# REQUIREMENT:
All the entries need to be quoted exactly, apart from the pictures, which you should drop.

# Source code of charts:
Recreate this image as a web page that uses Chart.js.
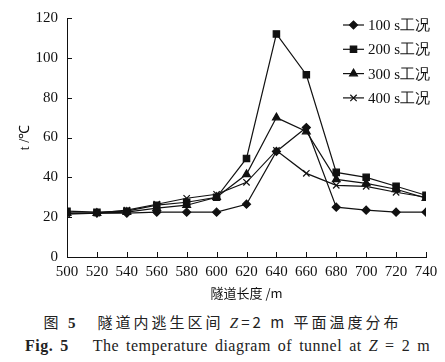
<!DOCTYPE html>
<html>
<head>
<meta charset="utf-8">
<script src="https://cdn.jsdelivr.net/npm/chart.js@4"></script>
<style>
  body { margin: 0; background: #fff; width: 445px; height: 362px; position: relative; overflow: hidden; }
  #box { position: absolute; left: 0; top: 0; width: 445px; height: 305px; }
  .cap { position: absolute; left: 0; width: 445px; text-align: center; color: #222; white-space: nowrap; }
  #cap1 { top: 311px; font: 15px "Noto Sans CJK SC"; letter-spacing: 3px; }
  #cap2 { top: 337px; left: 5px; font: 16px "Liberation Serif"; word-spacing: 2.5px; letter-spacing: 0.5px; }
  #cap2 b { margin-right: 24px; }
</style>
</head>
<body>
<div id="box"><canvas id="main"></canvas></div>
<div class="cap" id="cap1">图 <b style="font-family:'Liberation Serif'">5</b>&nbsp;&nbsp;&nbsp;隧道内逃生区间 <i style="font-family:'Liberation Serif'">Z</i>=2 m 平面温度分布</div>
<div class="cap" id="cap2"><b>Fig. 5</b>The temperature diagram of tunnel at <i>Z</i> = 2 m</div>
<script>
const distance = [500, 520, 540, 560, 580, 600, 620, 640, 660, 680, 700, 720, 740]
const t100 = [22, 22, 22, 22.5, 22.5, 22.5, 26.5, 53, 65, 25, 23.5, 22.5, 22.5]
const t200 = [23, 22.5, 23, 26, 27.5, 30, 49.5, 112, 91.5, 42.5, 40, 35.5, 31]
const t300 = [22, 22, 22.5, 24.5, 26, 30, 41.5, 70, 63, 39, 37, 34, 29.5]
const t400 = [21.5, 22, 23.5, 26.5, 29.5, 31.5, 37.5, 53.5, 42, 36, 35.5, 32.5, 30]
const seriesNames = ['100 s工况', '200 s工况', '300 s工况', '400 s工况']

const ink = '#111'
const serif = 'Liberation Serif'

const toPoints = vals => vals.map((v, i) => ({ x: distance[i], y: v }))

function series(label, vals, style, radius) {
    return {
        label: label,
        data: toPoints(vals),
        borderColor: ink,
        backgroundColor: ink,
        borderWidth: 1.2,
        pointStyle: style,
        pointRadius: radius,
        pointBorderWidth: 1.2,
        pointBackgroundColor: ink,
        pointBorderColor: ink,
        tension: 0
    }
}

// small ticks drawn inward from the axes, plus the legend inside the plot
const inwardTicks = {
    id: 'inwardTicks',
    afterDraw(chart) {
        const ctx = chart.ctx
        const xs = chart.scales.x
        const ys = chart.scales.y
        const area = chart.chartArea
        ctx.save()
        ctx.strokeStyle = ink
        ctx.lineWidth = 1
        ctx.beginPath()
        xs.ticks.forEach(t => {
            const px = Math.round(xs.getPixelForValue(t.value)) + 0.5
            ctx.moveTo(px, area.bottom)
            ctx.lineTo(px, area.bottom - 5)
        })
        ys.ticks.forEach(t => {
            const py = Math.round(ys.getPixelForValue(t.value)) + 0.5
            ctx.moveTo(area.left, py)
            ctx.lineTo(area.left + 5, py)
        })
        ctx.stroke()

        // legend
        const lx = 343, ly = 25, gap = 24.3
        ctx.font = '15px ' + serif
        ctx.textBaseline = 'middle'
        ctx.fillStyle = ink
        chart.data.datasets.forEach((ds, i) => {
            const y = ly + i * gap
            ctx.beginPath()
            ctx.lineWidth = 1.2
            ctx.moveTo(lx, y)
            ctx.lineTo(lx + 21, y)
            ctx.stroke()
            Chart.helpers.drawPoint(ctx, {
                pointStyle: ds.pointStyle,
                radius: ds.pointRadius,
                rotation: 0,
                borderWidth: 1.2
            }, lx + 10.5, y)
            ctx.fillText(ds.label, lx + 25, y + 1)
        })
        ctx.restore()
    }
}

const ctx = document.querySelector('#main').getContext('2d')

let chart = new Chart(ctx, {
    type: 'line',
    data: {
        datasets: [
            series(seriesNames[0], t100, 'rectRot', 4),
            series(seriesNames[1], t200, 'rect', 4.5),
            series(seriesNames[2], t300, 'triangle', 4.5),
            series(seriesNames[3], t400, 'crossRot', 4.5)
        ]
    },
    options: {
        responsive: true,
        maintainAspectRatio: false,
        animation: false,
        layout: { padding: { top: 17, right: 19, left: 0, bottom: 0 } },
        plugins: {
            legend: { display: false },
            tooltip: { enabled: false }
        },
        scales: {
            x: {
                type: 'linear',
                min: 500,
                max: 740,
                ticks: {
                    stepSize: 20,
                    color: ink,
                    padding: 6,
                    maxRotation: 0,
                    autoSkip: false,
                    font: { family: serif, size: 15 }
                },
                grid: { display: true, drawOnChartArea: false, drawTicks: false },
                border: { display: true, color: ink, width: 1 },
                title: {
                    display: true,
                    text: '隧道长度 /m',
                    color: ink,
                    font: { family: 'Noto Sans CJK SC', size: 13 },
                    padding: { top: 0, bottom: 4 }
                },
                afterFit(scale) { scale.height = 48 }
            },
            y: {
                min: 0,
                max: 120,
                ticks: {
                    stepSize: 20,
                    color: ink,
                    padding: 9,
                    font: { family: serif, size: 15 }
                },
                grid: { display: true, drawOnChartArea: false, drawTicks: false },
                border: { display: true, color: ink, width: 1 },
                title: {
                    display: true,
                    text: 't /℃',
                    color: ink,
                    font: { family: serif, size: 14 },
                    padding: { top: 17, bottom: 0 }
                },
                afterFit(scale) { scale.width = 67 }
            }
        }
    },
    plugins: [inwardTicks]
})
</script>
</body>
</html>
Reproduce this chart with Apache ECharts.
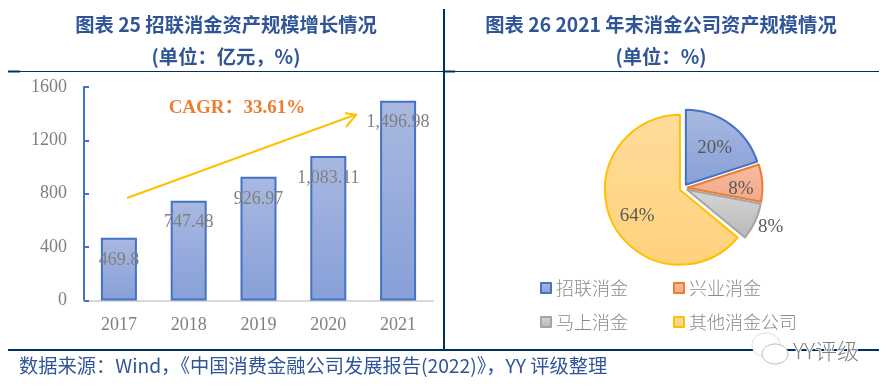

# THE ANSWER:
Recreate this image as a web page that uses Chart.js.
<!DOCTYPE html>
<html>
<head>
<meta charset="utf-8">
<script src="https://cdn.jsdelivr.net/npm/chart.js@4"></script>
<style>
  body { margin: 0; background: #fff; width: 445px; height: 362px; position: relative; overflow: hidden; }
  #box { position: absolute; left: 0; top: 0; width: 445px; height: 305px; }
  .cap { position: absolute; left: 0; width: 445px; text-align: center; color: #222; white-space: nowrap; }
  #cap1 { top: 311px; font: 15px "Noto Sans CJK SC"; letter-spacing: 3px; }
  #cap2 { top: 337px; left: 5px; font: 16px "Liberation Serif"; word-spacing: 2.5px; letter-spacing: 0.5px; }
  #cap2 b { margin-right: 24px; }
</style>
</head>
<body>
<div id="box"><canvas id="main"></canvas></div>
<div class="cap" id="cap1">图 <b style="font-family:'Liberation Serif'">5</b>&nbsp;&nbsp;&nbsp;隧道内逃生区间 <i style="font-family:'Liberation Serif'">Z</i>=2 m 平面温度分布</div>
<div class="cap" id="cap2"><b>Fig. 5</b>The temperature diagram of tunnel at <i>Z</i> = 2 m</div>
<script>
const distance = [500, 520, 540, 560, 580, 600, 620, 640, 660, 680, 700, 720, 740]
const t100 = [22, 22, 22, 22.5, 22.5, 22.5, 26.5, 53, 65, 25, 23.5, 22.5, 22.5]
const t200 = [23, 22.5, 23, 26, 27.5, 30, 49.5, 112, 91.5, 42.5, 40, 35.5, 31]
const t300 = [22, 22, 22.5, 24.5, 26, 30, 41.5, 70, 63, 39, 37, 34, 29.5]
const t400 = [21.5, 22, 23.5, 26.5, 29.5, 31.5, 37.5, 53.5, 42, 36, 35.5, 32.5, 30]
const seriesNames = ['100 s工况', '200 s工况', '300 s工况', '400 s工况']

const ink = '#111'
const serif = 'Liberation Serif'

const toPoints = vals => vals.map((v, i) => ({ x: distance[i], y: v }))

function series(label, vals, style, radius) {
    return {
        label: label,
        data: toPoints(vals),
        borderColor: ink,
        backgroundColor: ink,
        borderWidth: 1.2,
        pointStyle: style,
        pointRadius: radius,
        pointBorderWidth: 1.2,
        pointBackgroundColor: ink,
        pointBorderColor: ink,
        tension: 0
    }
}

// small ticks drawn inward from the axes, plus the legend inside the plot
const inwardTicks = {
    id: 'inwardTicks',
    afterDraw(chart) {
        const ctx = chart.ctx
        const xs = chart.scales.x
        const ys = chart.scales.y
        const area = chart.chartArea
        ctx.save()
        ctx.strokeStyle = ink
        ctx.lineWidth = 1
        ctx.beginPath()
        xs.ticks.forEach(t => {
            const px = Math.round(xs.getPixelForValue(t.value)) + 0.5
            ctx.moveTo(px, area.bottom)
            ctx.lineTo(px, area.bottom - 5)
        })
        ys.ticks.forEach(t => {
            const py = Math.round(ys.getPixelForValue(t.value)) + 0.5
            ctx.moveTo(area.left, py)
            ctx.lineTo(area.left + 5, py)
        })
        ctx.stroke()

        // legend
        const lx = 343, ly = 25, gap = 24.3
        ctx.font = '15px ' + serif
        ctx.textBaseline = 'middle'
        ctx.fillStyle = ink
        chart.data.datasets.forEach((ds, i) => {
            const y = ly + i * gap
            ctx.beginPath()
            ctx.lineWidth = 1.2
            ctx.moveTo(lx, y)
            ctx.lineTo(lx + 21, y)
            ctx.stroke()
            Chart.helpers.drawPoint(ctx, {
                pointStyle: ds.pointStyle,
                radius: ds.pointRadius,
                rotation: 0,
                borderWidth: 1.2
            }, lx + 10.5, y)
            ctx.fillText(ds.label, lx + 25, y + 1)
        })
        ctx.restore()
    }
}

const ctx = document.querySelector('#main').getContext('2d')

let chart = new Chart(ctx, {
    type: 'line',
    data: {
        datasets: [
            series(seriesNames[0], t100, 'rectRot', 4),
            series(seriesNames[1], t200, 'rect', 4.5),
            series(seriesNames[2], t300, 'triangle', 4.5),
            series(seriesNames[3], t400, 'crossRot', 4.5)
        ]
    },
    options: {
        responsive: true,
        maintainAspectRatio: false,
        animation: false,
        layout: { padding: { top: 17, right: 19, left: 0, bottom: 0 } },
        plugins: {
            legend: { display: false },
            tooltip: { enabled: false }
        },
        scales: {
            x: {
                type: 'linear',
                min: 500,
                max: 740,
                ticks: {
                    stepSize: 20,
                    color: ink,
                    padding: 6,
                    maxRotation: 0,
                    autoSkip: false,
                    font: { family: serif, size: 15 }
                },
                grid: { display: true, drawOnChartArea: false, drawTicks: false },
                border: { display: true, color: ink, width: 1 },
                title: {
                    display: true,
                    text: '隧道长度 /m',
                    color: ink,
                    font: { family: 'Noto Sans CJK SC', size: 13 },
                    padding: { top: 0, bottom: 4 }
                },
                afterFit(scale) { scale.height = 48 }
            },
            y: {
                min: 0,
                max: 120,
                ticks: {
                    stepSize: 20,
                    color: ink,
                    padding: 9,
                    font: { family: serif, size: 15 }
                },
                grid: { display: true, drawOnChartArea: false, drawTicks: false },
                border: { display: true, color: ink, width: 1 },
                title: {
                    display: true,
                    text: 't /℃',
                    color: ink,
                    font: { family: serif, size: 14 },
                    padding: { top: 17, bottom: 0 }
                },
                afterFit(scale) { scale.width = 67 }
            }
        }
    },
    plugins: [inwardTicks]
})
</script>
</body>
</html>
Reproduce this chart with Apache ECharts.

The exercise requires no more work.